Request
Please retype the data in full and exactly; the pictures are not part of the copy.

[Begin Given material]

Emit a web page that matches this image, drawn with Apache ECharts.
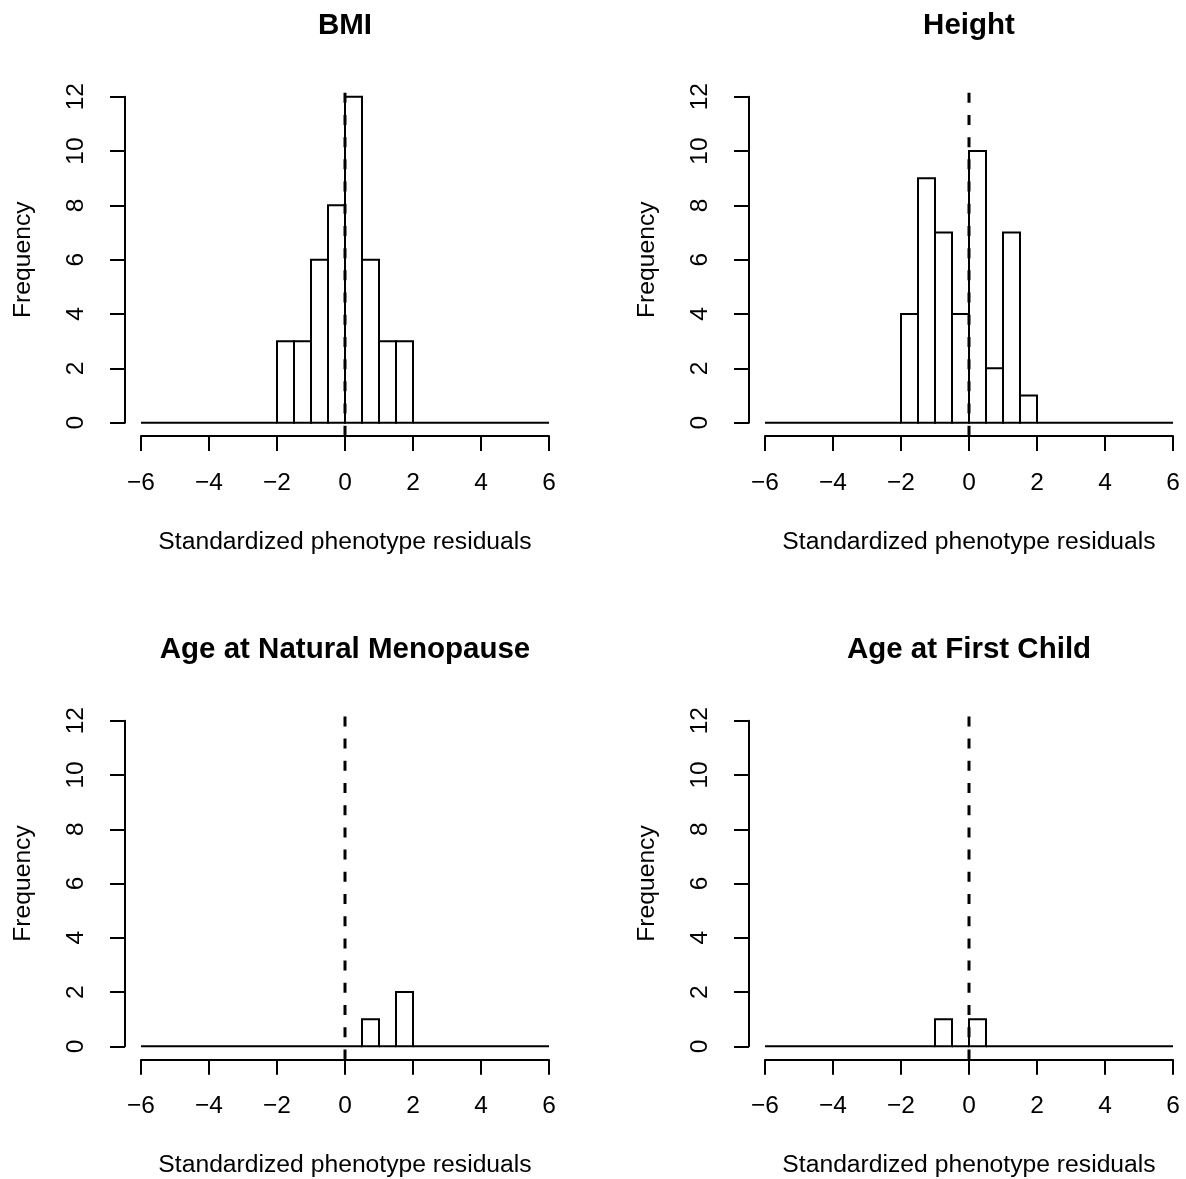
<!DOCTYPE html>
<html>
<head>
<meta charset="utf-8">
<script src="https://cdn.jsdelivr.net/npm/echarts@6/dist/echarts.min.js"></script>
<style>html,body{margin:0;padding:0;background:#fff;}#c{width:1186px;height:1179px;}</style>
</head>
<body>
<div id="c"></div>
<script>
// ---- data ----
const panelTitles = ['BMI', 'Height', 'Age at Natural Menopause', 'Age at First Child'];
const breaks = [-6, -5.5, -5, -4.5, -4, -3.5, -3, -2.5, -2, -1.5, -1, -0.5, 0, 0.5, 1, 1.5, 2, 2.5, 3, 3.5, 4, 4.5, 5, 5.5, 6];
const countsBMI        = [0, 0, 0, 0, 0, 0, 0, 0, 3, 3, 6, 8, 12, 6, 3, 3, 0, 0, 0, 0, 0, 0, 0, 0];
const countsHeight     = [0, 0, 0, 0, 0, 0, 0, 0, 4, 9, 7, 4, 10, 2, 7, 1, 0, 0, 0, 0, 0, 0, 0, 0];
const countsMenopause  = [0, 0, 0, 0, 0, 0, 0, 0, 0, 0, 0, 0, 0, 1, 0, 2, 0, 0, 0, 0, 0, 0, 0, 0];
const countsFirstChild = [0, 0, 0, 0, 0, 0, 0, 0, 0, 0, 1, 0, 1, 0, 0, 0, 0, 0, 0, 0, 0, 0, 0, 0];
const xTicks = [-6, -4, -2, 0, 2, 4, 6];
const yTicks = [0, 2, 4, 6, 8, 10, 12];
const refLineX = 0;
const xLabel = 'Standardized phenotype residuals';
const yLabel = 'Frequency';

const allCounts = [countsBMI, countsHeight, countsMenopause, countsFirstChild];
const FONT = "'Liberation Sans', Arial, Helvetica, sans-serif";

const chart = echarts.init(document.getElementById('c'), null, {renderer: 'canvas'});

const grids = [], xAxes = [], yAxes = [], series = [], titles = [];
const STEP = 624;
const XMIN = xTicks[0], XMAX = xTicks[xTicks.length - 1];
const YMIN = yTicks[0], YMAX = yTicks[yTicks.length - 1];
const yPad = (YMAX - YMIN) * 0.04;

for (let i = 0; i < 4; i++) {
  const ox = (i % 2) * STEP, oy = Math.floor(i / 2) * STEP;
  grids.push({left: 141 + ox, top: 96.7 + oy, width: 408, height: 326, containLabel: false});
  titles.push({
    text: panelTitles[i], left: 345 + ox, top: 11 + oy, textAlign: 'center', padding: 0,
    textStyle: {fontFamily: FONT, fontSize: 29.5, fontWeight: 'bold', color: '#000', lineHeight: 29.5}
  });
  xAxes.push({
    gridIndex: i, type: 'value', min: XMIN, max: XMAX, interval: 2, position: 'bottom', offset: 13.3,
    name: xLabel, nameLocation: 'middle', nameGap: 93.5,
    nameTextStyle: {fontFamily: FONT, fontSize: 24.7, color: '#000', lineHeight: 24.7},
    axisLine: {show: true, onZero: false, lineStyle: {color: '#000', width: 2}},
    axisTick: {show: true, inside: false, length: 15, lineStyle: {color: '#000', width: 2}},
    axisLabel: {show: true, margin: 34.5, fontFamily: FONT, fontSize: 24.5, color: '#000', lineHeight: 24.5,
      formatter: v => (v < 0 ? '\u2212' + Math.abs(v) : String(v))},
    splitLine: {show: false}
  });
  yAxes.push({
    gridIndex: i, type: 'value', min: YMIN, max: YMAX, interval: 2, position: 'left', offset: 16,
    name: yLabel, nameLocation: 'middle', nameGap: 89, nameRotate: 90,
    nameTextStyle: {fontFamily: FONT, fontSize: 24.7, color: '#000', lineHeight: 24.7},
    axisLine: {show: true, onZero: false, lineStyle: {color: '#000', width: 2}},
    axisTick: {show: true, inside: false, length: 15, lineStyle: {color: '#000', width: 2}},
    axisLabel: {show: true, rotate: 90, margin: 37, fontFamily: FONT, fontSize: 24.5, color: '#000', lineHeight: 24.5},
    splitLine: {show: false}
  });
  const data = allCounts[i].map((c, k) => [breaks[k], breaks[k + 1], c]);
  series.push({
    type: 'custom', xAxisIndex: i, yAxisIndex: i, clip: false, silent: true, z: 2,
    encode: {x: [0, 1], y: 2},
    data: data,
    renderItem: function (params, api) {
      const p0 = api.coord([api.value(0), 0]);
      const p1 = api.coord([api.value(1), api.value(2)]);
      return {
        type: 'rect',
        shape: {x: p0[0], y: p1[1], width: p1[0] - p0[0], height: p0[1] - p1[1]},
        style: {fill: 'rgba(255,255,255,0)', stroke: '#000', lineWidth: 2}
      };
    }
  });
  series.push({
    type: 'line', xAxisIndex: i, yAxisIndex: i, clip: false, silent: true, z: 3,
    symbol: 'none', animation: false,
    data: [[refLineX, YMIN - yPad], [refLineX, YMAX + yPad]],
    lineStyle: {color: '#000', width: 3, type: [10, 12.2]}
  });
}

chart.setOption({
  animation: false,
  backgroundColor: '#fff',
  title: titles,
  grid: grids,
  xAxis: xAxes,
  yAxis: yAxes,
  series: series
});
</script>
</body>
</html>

[End Given material]

Solution
Emit a web page that matches this image, drawn with Apache ECharts.
<!DOCTYPE html>
<html>
<head>
<meta charset="utf-8">
<script src="https://cdn.jsdelivr.net/npm/echarts@6/dist/echarts.min.js"></script>
<style>html,body{margin:0;padding:0;background:#fff;}#c{width:1186px;height:1179px;}</style>
</head>
<body>
<div id="c"></div>
<script>
// ---- data ----
const panelTitles = ['BMI', 'Height', 'Age at Natural Menopause', 'Age at First Child'];
const breaks = [-6, -5.5, -5, -4.5, -4, -3.5, -3, -2.5, -2, -1.5, -1, -0.5, 0, 0.5, 1, 1.5, 2, 2.5, 3, 3.5, 4, 4.5, 5, 5.5, 6];
const countsBMI        = [0, 0, 0, 0, 0, 0, 0, 0, 3, 3, 6, 8, 12, 6, 3, 3, 0, 0, 0, 0, 0, 0, 0, 0];
const countsHeight     = [0, 0, 0, 0, 0, 0, 0, 0, 4, 9, 7, 4, 10, 2, 7, 1, 0, 0, 0, 0, 0, 0, 0, 0];
const countsMenopause  = [0, 0, 0, 0, 0, 0, 0, 0, 0, 0, 0, 0, 0, 1, 0, 2, 0, 0, 0, 0, 0, 0, 0, 0];
const countsFirstChild = [0, 0, 0, 0, 0, 0, 0, 0, 0, 0, 1, 0, 1, 0, 0, 0, 0, 0, 0, 0, 0, 0, 0, 0];
const xTicks = [-6, -4, -2, 0, 2, 4, 6];
const yTicks = [0, 2, 4, 6, 8, 10, 12];
const refLineX = 0;
const xLabel = 'Standardized phenotype residuals';
const yLabel = 'Frequency';

const allCounts = [countsBMI, countsHeight, countsMenopause, countsFirstChild];
const FONT = "'Liberation Sans', Arial, Helvetica, sans-serif";

const chart = echarts.init(document.getElementById('c'), null, {renderer: 'canvas'});

const grids = [], xAxes = [], yAxes = [], series = [], titles = [];
const STEP = 624;
const XMIN = xTicks[0], XMAX = xTicks[xTicks.length - 1];
const YMIN = yTicks[0], YMAX = yTicks[yTicks.length - 1];
const yPad = (YMAX - YMIN) * 0.04;

for (let i = 0; i < 4; i++) {
  const ox = (i % 2) * STEP, oy = Math.floor(i / 2) * STEP;
  grids.push({left: 141 + ox, top: 96.7 + oy, width: 408, height: 326, containLabel: false});
  titles.push({
    text: panelTitles[i], left: 345 + ox, top: 11 + oy, textAlign: 'center', padding: 0,
    textStyle: {fontFamily: FONT, fontSize: 29.5, fontWeight: 'bold', color: '#000', lineHeight: 29.5}
  });
  xAxes.push({
    gridIndex: i, type: 'value', min: XMIN, max: XMAX, interval: 2, position: 'bottom', offset: 13.3,
    name: xLabel, nameLocation: 'middle', nameGap: 93.5,
    nameTextStyle: {fontFamily: FONT, fontSize: 24.7, color: '#000', lineHeight: 24.7},
    axisLine: {show: true, onZero: false, lineStyle: {color: '#000', width: 2}},
    axisTick: {show: true, inside: false, length: 15, lineStyle: {color: '#000', width: 2}},
    axisLabel: {show: true, margin: 34.5, fontFamily: FONT, fontSize: 24.5, color: '#000', lineHeight: 24.5,
      formatter: v => (v < 0 ? '\u2212' + Math.abs(v) : String(v))},
    splitLine: {show: false}
  });
  yAxes.push({
    gridIndex: i, type: 'value', min: YMIN, max: YMAX, interval: 2, position: 'left', offset: 16,
    name: yLabel, nameLocation: 'middle', nameGap: 89, nameRotate: 90,
    nameTextStyle: {fontFamily: FONT, fontSize: 24.7, color: '#000', lineHeight: 24.7},
    axisLine: {show: true, onZero: false, lineStyle: {color: '#000', width: 2}},
    axisTick: {show: true, inside: false, length: 15, lineStyle: {color: '#000', width: 2}},
    axisLabel: {show: true, rotate: 90, margin: 37, fontFamily: FONT, fontSize: 24.5, color: '#000', lineHeight: 24.5},
    splitLine: {show: false}
  });
  const data = allCounts[i].map((c, k) => [breaks[k], breaks[k + 1], c]);
  series.push({
    type: 'custom', xAxisIndex: i, yAxisIndex: i, clip: false, silent: true, z: 2,
    encode: {x: [0, 1], y: 2},
    data: data,
    renderItem: function (params, api) {
      const p0 = api.coord([api.value(0), 0]);
      const p1 = api.coord([api.value(1), api.value(2)]);
      return {
        type: 'rect',
        shape: {x: p0[0], y: p1[1], width: p1[0] - p0[0], height: p0[1] - p1[1]},
        style: {fill: 'rgba(255,255,255,0)', stroke: '#000', lineWidth: 2}
      };
    }
  });
  series.push({
    type: 'line', xAxisIndex: i, yAxisIndex: i, clip: false, silent: true, z: 3,
    symbol: 'none', animation: false,
    data: [[refLineX, YMIN - yPad], [refLineX, YMAX + yPad]],
    lineStyle: {color: '#000', width: 3, type: [10, 12.2]}
  });
}

chart.setOption({
  animation: false,
  backgroundColor: '#fff',
  title: titles,
  grid: grids,
  xAxis: xAxes,
  yAxis: yAxes,
  series: series
});
</script>
</body>
</html>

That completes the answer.